Strategy, described as the largest corporate holder of Bitcoin, with approximately 818,334 BTC, has introduced six new market principles for how it manages its treasury. The central change is that the company now prioritizes Bitcoin Per Share (BPS) over the total amount of Bitcoin it holds.
The framework explicitly allows for strategic Bitcoin sales when they improve shareholder outcomes. The company’s approach is still focused on accumulation, but it now treats sales as an option governed by financial calculations rather than a strict “hold forever” stance.
Strategy said it still aims to reach 1 million BTC by year-end. The plan is supported by $44B in planned capital raises, according to the article.
Following the announcement tied to Strategy’s Q1 2026 earnings, Bitcoin rose 2.3% to above $82,800 intraday.
Strategy also disclosed that it has built a multi-year USD reserve intended to protect its balance sheet and help avoid forced BTC sales.

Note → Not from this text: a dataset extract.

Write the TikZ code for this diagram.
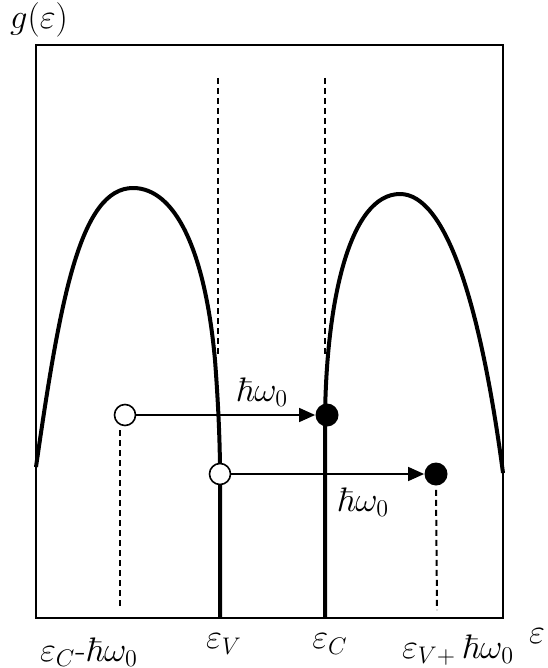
\documentclass[tikz,border=0pt]{standalone}
\usepackage{amsmath,amssymb}
\usetikzlibrary{arrows.meta}

\begin{document}
\begin{tikzpicture}[x=0.5pt,y=-0.5pt,
  hole/.style={circle,draw,fill=white,line width=0.8pt,inner sep=0pt,minimum size=10.5pt},
  elec/.style={circle,fill=black,inner sep=0pt,minimum size=11.5pt},
  band/.style={line width=2pt,line join=round},
  guide/.style={line width=1pt,dash pattern=on 3pt off 2pt},
  jump/.style={-{Triangle[length=8pt,width=7pt]},line width=0.75pt},
  lbl/.style={font=\fontsize{17}{20}\selectfont}]
\useasboundingbox (0,0) rectangle (547,668);
% ---- frame and band edges ----
\draw[line width=1pt] (36,45) rectangle (503,618);
\coordinate (vtop) at (218,78);  \coordinate (vmid) at (218,355);
\coordinate (ctop) at (325,78);  \coordinate (cmid) at (325,355);
\draw[guide] (vtop) -- (vmid);
\draw[guide] (ctop) -- (cmid);
% valence band g(eps), vertical at eps_V
\draw[band] (36,467) .. controls (60,300) and (80,188) .. (133,188)
  .. controls (175,188) and (205,250) .. (215,360)
  .. controls (218,400) and (220,440) .. (220,475) -- (220,618);
% conduction band, vertical at eps_C
\draw[band] (325,618) -- (325,420) .. controls (326,300) and (350,194) .. (400,194)
  .. controls (445,194) and (480,300) .. (503,473);
% ---- transitions ----
\node[hole] (open1) at (125,415) {};
\node[elec] (full1) at (327,415) {};
\node[hole] (open2) at (220,474) {};
\node[elec] (full2) at (436,474) {};
\draw[jump] (open1) -- (full1);
\draw[jump] (open2) -- (full2);
\node[lbl] (hw1) at (262,392) {$\hbar\omega_0$};
\node[lbl] (hw2) at (363,502) {$\hbar\omega_0$};
\coordinate (base1) at (120,610);
\coordinate (base2) at (437,610);
\draw[guide] (open1.south -| base1) ++(0,4) -- (base1);
\draw[guide] (full2.south) ++(0,4) -- (base2);
% ---- axis labels ----
\node[lbl] (gaxis) at (39,20) {$g(\varepsilon)$};
\node[lbl] (eaxis) at (537,636) {$\varepsilon$};
\node[lbl] (lab1) at (89,652) {$\varepsilon_C$-$\hbar\omega_0$};
\node[lbl] (labV) at (224,644) {$\varepsilon_V$};
\node[lbl] (labC) at (330,644) {$\varepsilon_C$};
\node[lbl] (lab2) at (458,650) {$\varepsilon_{V+}\,\hbar\omega_0$};
\end{tikzpicture}
\end{document}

The article also noted that Phong Le sold 3,299 shares of Strategy stock for $456K while purchasing $250K in STRC preferred stock. The company characterized the transactions as portfolio rebalancing.
The article said investors should watch BPS as the new key metric in Strategy’s earnings reports. It suggested that if BPS trends upward consistently, the company’s new framework would be validated; if not, Strategy would be moving away from the narrative that previously defined its identity without a clear quantitative replacement.